# Dataset section:
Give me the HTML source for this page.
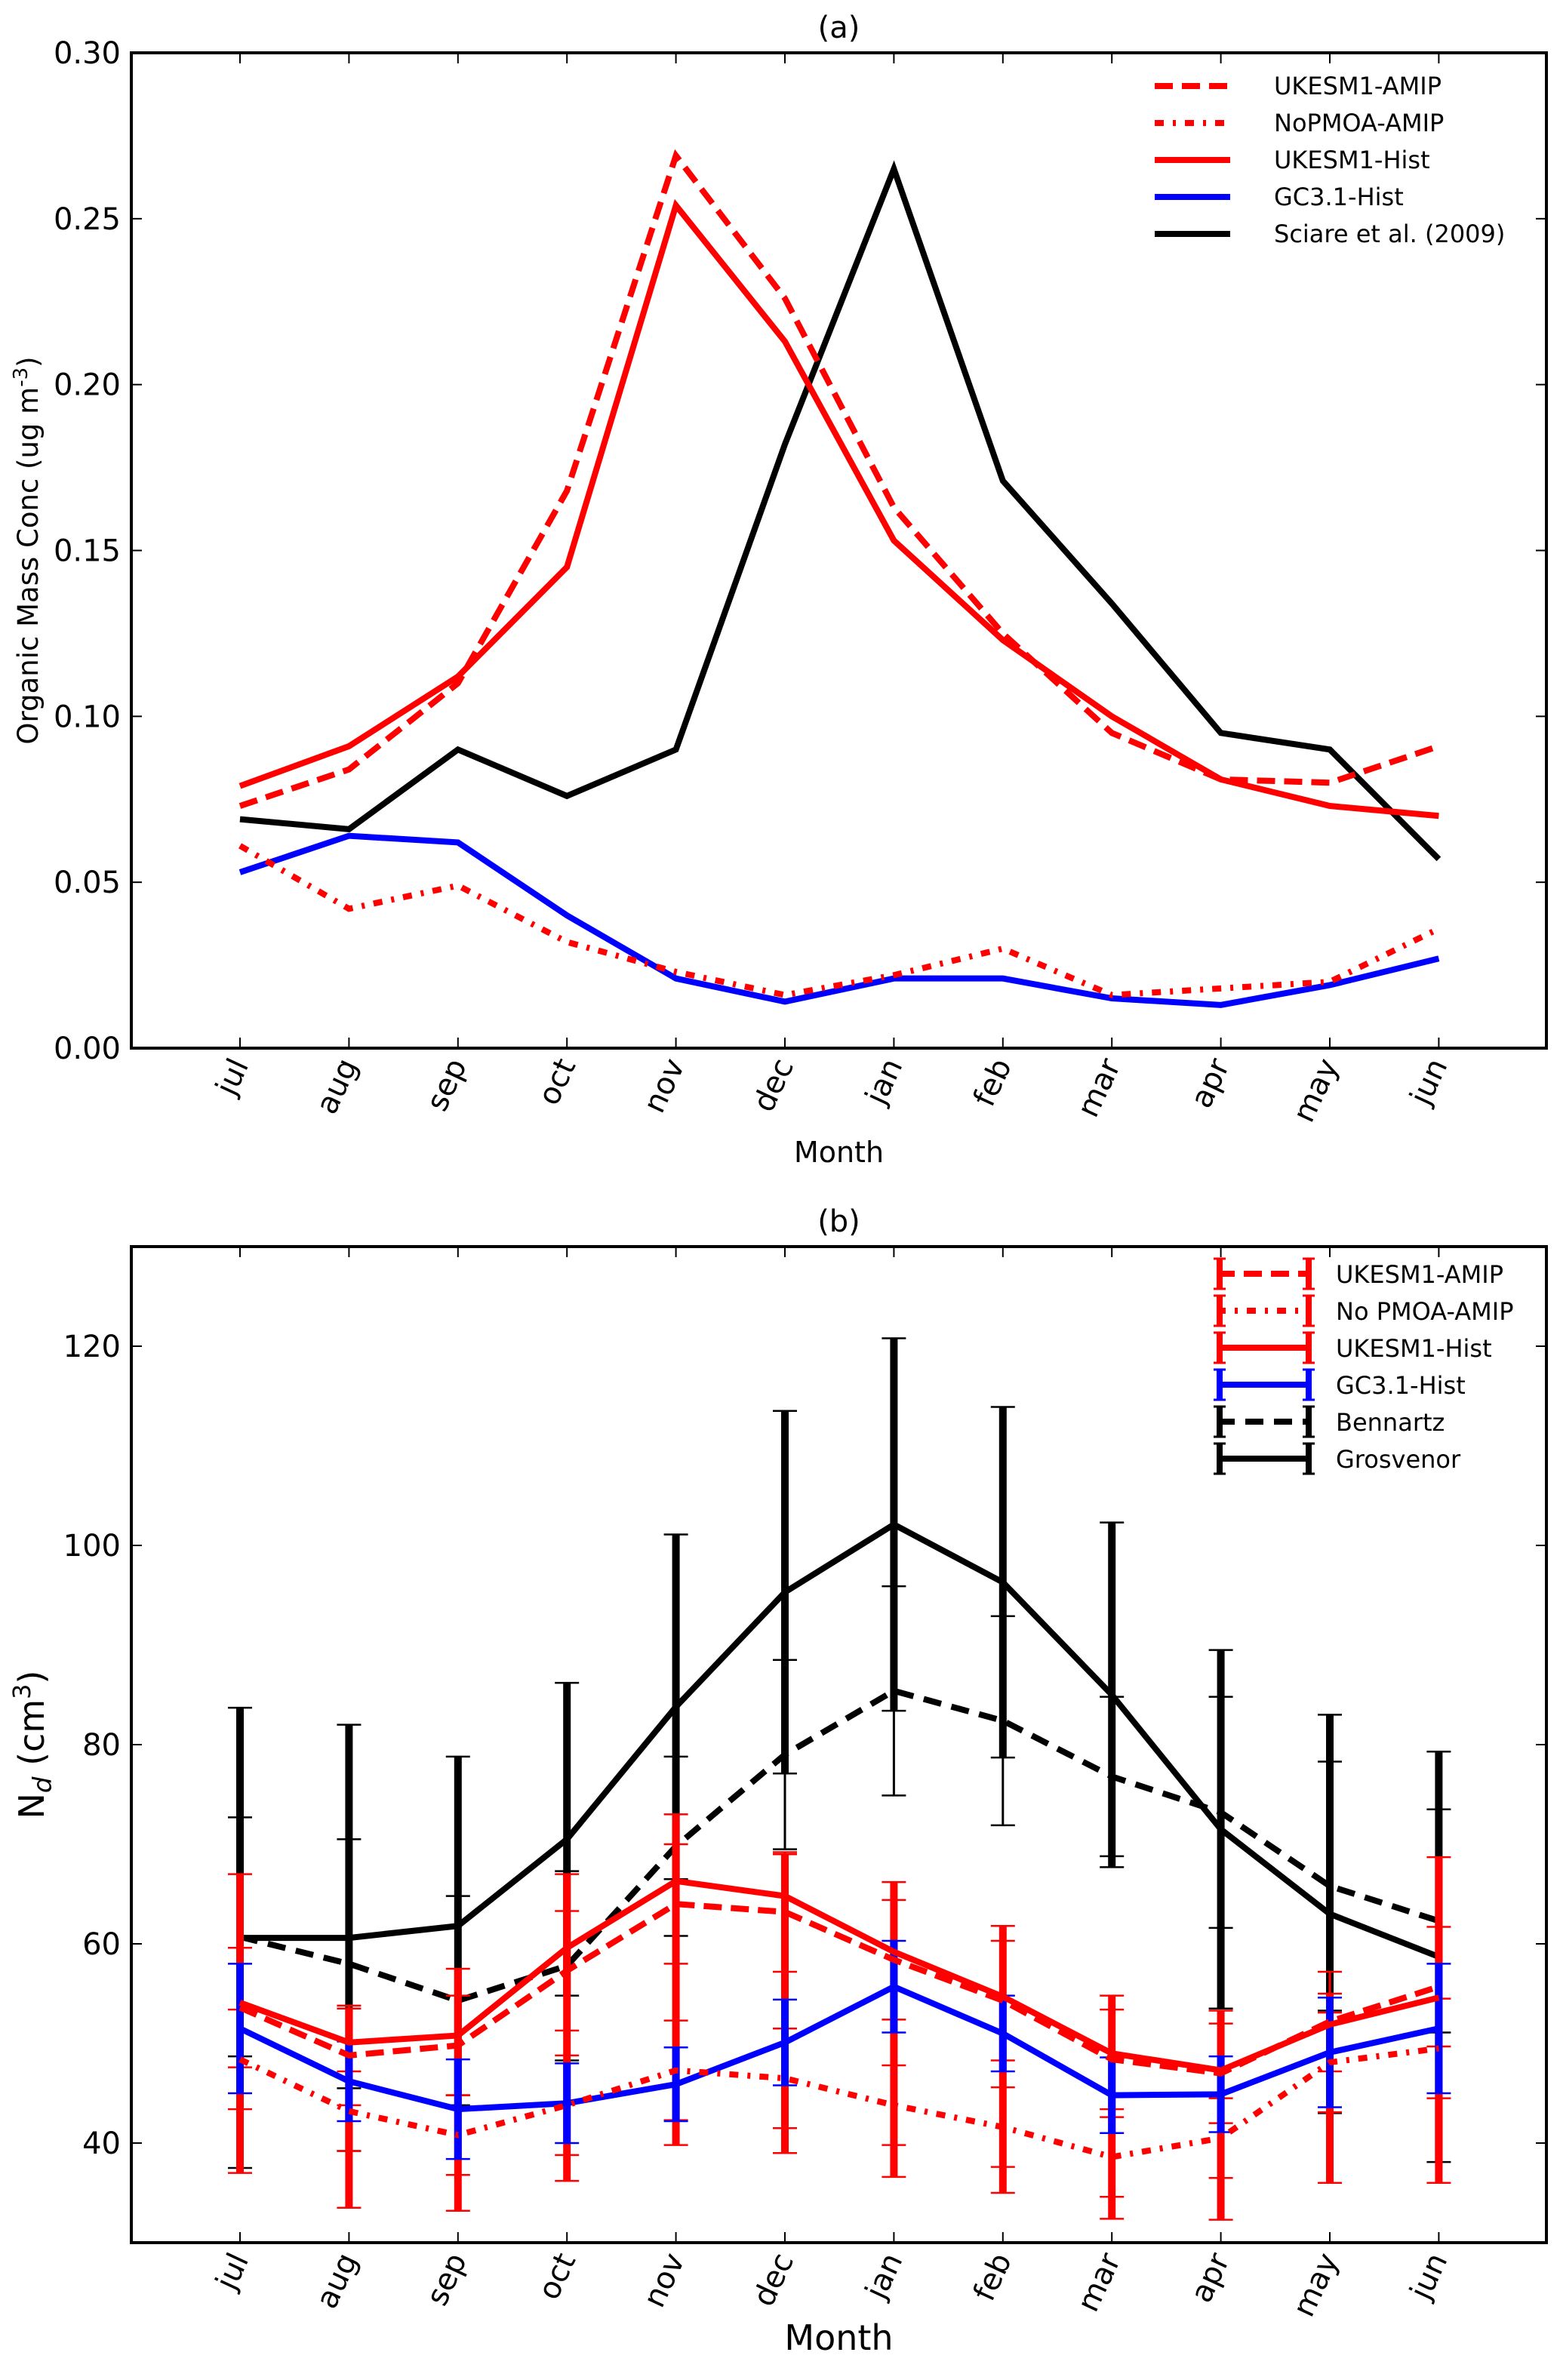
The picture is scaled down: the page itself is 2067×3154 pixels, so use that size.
<!DOCTYPE html>
<html><head><meta charset="utf-8">
<style>
html,body{margin:0;padding:0;background:#fff;}
svg{display:block;font-family:"DejaVu Sans","Liberation Sans",sans-serif;}
</style></head>
<body>
<svg id="fig" width="2067" height="3154" viewBox="0 0 2067 3154" xmlns="http://www.w3.org/2000/svg"></svg>
<script>
const months = ["jul","aug","sep","oct","nov","dec","jan","feb","mar","apr","may","jun"];
// Panel (a) values
const aUkesmAmip = [0.073,0.084,0.110,0.168,0.269,0.226,0.163,0.125,0.095,0.081,0.080,0.091];
const aNoPmoa    = [0.061,0.042,0.049,0.032,0.023,0.016,0.022,0.030,0.016,0.018,0.020,0.036];
const aUkesmHist = [0.079,0.091,0.112,0.145,0.254,0.213,0.153,0.123,0.100,0.081,0.073,0.070];
const aGc31      = [0.053,0.064,0.062,0.040,0.021,0.014,0.021,0.021,0.015,0.013,0.019,0.027];
const aSciare    = [0.069,0.066,0.090,0.076,0.090,0.182,0.265,0.171,0.134,0.095,0.090,0.057];
const aTicks = ["0.00","0.05","0.10","0.15","0.20","0.25","0.30"];
// Panel (b) values
const bUkesmAmip = [53.6,48.8,49.8,57.3,64.0,63.2,58.4,54.3,48.4,47.0,52.2,55.7];
const bUkesmAmipErr = [6,5,5,6,6,6,6,6,5,5,5,6];
const bNoPmoa = [48.4,43.2,40.8,43.8,47.3,46.5,43.8,41.6,38.6,40.5,48.1,49.5];
const bNoPmoaErr = [5,4,4,5,5,5,4,4,4,4,5,5];
const bUkesmHist = [54.1,50.1,50.8,59.6,66.3,64.8,59.2,54.7,49.0,47.3,51.9,54.6];
const bUkesmHistLow  = [37.0,33.5,33.2,36.2,39.8,39.0,36.6,35.0,32.4,32.3,36.0,36.0];
const bUkesmHistHigh = [67.0,53.5,57.5,67.0,73.0,69.0,66.2,61.8,54.8,53.3,55.0,68.7];
const bGc31 = [51.5,46.2,43.4,44.0,45.9,50.1,55.7,51.0,44.8,44.9,49.1,51.5];
const bGc31Err = [6.5,4,5,4,3.7,4.3,4.6,3.8,3.8,3.8,5.5,6.5];
const bBennartz = [60.7,58.0,54.3,57.8,69.8,79.0,85.4,82.4,76.8,73.2,65.8,62.3];
const bBennartzErr = [12,12.5,10.5,9.5,9,9.5,10.5,10.5,8,11.6,12.5,11.2];
const bGrosvenor = [60.6,60.6,61.8,70.5,83.8,95.3,102.1,96.3,85.0,71.5,63.0,58.7];
const bGrosvenorErr = [23.1,21.4,17,15.7,17.3,18.2,18.7,17.6,17.3,18,20,20.6];
const bTicks = [40,60,80,100,120];

const NS="http://www.w3.org/2000/svg";
const svg=document.getElementById('fig');
function el(tag,attrs,parent){const e=document.createElementNS(NS,tag);for(const k in attrs)e.setAttribute(k,attrs[k]);(parent||svg).appendChild(e);return e;}

const L=174,R=2049;
function xm(i){return 318+i*144.4;}

function drawAxes(top,bot,yfun,ticks,tickLabels,name){
  const g=el('g',{});
  
  
  ticks.forEach((v,k)=>{
    const y=yfun(v);
    el('line',{x1:L,x2:L+14,y1:y,y2:y,stroke:'#000','stroke-width':2},g);
    el('line',{x1:R-14,x2:R,y1:y,y2:y,stroke:'#000','stroke-width':2},g);
    const t=el('text',{x:L-14,y:y+14,'text-anchor':'end','font-size':40},g);
    t.textContent=tickLabels[k];
    
    
  });
  months.forEach((m,i)=>{
    const x=xm(i);
    el('line',{x1:x,x2:x,y1:bot,y2:bot-14,stroke:'#000','stroke-width':2},g);
    el('line',{x1:x,x2:x,y1:top,y2:top+14,stroke:'#000','stroke-width':2},g);
    const t=el('text',{x:0,y:0,'text-anchor':'end','font-size':40,transform:`translate(${x+12},${bot+22}) rotate(-65)`},g);
    t.textContent=m;
    
    
  });
  const r=el('rect',{x:L,y:top,width:R-L,height:bot-top,fill:'none',stroke:'#000','stroke-width':4},g);
  
  
}

function drawLine(vals,yfun,color,dash,name){
  const pts=vals.map((v,i)=>xm(i)+','+yfun(v)).join(' ');
  const p=el('polyline',{points:pts,fill:'none',stroke:color,'stroke-width':8,'stroke-dasharray':dash||'none','stroke-linejoin':'miter'});
  
  
}
function drawErrLH(lo,hi,yfun,color,w,name){
  const g=el('g',{});
  
  
  lo.forEach((v,i)=>{
    const x=xm(i),y1=yfun(lo[i]),y2=yfun(hi[i]);
    el('line',{x1:x,x2:x,y1:y1,y2:y2,stroke:color,'stroke-width':w},g);
    el('line',{x1:x-16,x2:x+16,y1:y1,y2:y1,stroke:color,'stroke-width':2.5},g);
    el('line',{x1:x-16,x2:x+16,y1:y2,y2:y2,stroke:color,'stroke-width':2.5},g);
  });
}
function drawErr(vals,errs,yfun,color,w,name){
  drawErrLH(vals.map((v,i)=>v-errs[i]),vals.map((v,i)=>v+errs[i]),yfun,color,w,name);
}

// ---- Panel (a)
const aTop=70,aBot=1389;
const ya=v=>aBot-(v/0.30)*(aBot-aTop);
let t=el('text',{x:(L+R)/2,y:50,'text-anchor':'middle','font-size':40});t.textContent='(a)';

drawLine(aSciare,ya,'#000',null,'line-sciare');
drawLine(aGc31,ya,'#0000ff',null,'line-gc31-hist');
drawLine(aUkesmHist,ya,'#ff0000',null,'line-ukesm1-hist');
drawLine(aNoPmoa,ya,'#ff0000','12,12,4,12','line-nopmoa-amip');
drawLine(aUkesmAmip,ya,'#ff0000','24,12','line-ukesm1-amip');
drawAxes(aTop,aBot,ya,aTicks.map(Number),aTicks,'panel-a');
t=el('text',{x:0,y:0,'text-anchor':'middle','font-size':37,transform:`translate(50,${(aTop+aBot)/2}) rotate(-90)`});
t.innerHTML='Organic Mass Conc (ug m<tspan dy="-14" font-size="26">-3</tspan><tspan dy="14">)</tspan>';

t=el('text',{x:(L+R)/2,y:1540,'text-anchor':'middle','font-size':38});t.textContent='Month';

const legA=[['UKESM1-AMIP','#ff0000','24,12'],['NoPMOA-AMIP','#ff0000','12,12,4,12'],['UKESM1-Hist','#ff0000',null],['GC3.1-Hist','#0000ff',null],['Sciare et al. (2009)','#000',null]];
legA.forEach((e,k)=>{
  const y=114+k*49;
  const g=el('g',{});
  
  
  el('line',{x1:1530,x2:1630,y1:y,y2:y,stroke:e[1],'stroke-width':8,'stroke-dasharray':e[2]||'none'},g);
  const tt=el('text',{x:1688,y:y+11,'font-size':32},g);tt.textContent=e[0];
});

// ---- Panel (b)
const bTop=1652,bBot=2972;
const yb=v=>bBot-(v-30)/100*(bBot-bTop);
t=el('text',{x:(L+R)/2,y:1632,'text-anchor':'middle','font-size':40});t.textContent='(b)';

drawErr(bGrosvenor,bGrosvenorErr,yb,'#000',10,'errorbars-grosvenor');
drawLine(bGrosvenor,yb,'#000',null,'line-grosvenor');
drawErr(bBennartz,bBennartzErr,yb,'#000',3,'errorbars-bennartz');
drawLine(bBennartz,yb,'#000','24,14','line-bennartz');
drawErrLH(bUkesmHistLow,bUkesmHistHigh,yb,'#ff0000',10,'errorbars-ukesm1-hist');
drawErr(bUkesmAmip,bUkesmAmipErr,yb,'#ff0000',3,'errorbars-ukesm1-amip');
drawErr(bNoPmoa,bNoPmoaErr,yb,'#ff0000',3,'errorbars-nopmoa-amip');
drawErr(bGc31,bGc31Err,yb,'#0000ff',10,'errorbars-gc31-hist');
drawLine(bGc31,yb,'#0000ff',null,'line-gc31-hist-b');
drawLine(bNoPmoa,yb,'#ff0000','12,12,4,12','line-nopmoa-amip-b');
drawLine(bUkesmAmip,yb,'#ff0000','24,12','line-ukesm1-amip-b');
drawLine(bUkesmHist,yb,'#ff0000',null,'line-ukesm1-hist-b');
drawAxes(bTop,bBot,yb,bTicks,bTicks.map(String),'panel-b');
t=el('text',{x:0,y:0,'text-anchor':'middle','font-size':46,transform:`translate(58,${(bTop+bBot)/2}) rotate(-90)`});
t.innerHTML='N<tspan dy="10" font-size="34" font-style="italic">d</tspan><tspan dy="-10"> (cm</tspan><tspan dy="-18" font-size="32">3</tspan><tspan dy="18">)</tspan>';

t=el('text',{x:(L+R)/2,y:3114,'text-anchor':'middle','font-size':46});t.textContent='Month';

const legB=[['UKESM1-AMIP','#ff0000','24,12'],['No PMOA-AMIP','#ff0000','12,12,4,12'],['UKESM1-Hist','#ff0000',null],['GC3.1-Hist','#0000ff',null],['Bennartz','#000','24,14'],['Grosvenor','#000',null]];
legB.forEach((e,k)=>{
  const y=1688+k*49;
  const g=el('g',{});
  
  
  el('line',{x1:1612,x2:1738,y1:y,y2:y,stroke:e[1],'stroke-width':8,'stroke-dasharray':e[2]||'none'},g);
  [1616,1734].forEach(x=>{
    el('line',{x1:x,x2:x,y1:y-20,y2:y+20,stroke:e[1],'stroke-width':8},g);
    el('line',{x1:x-8,x2:x+8,y1:y-20,y2:y-20,stroke:e[1],'stroke-width':3},g);
    el('line',{x1:x-8,x2:x+8,y1:y+20,y2:y+20,stroke:e[1],'stroke-width':3},g);
  });
  const tt=el('text',{x:1770,y:y+12,'font-size':32},g);tt.textContent=e[0];
});
</script>
</body></html>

# What to produce:
Within the listing above, copy each line that has the string "page".

# Exercise response:
Give me the HTML source for this page.
The picture is scaled down: the page itself is 2067×3154 pixels, so use that size.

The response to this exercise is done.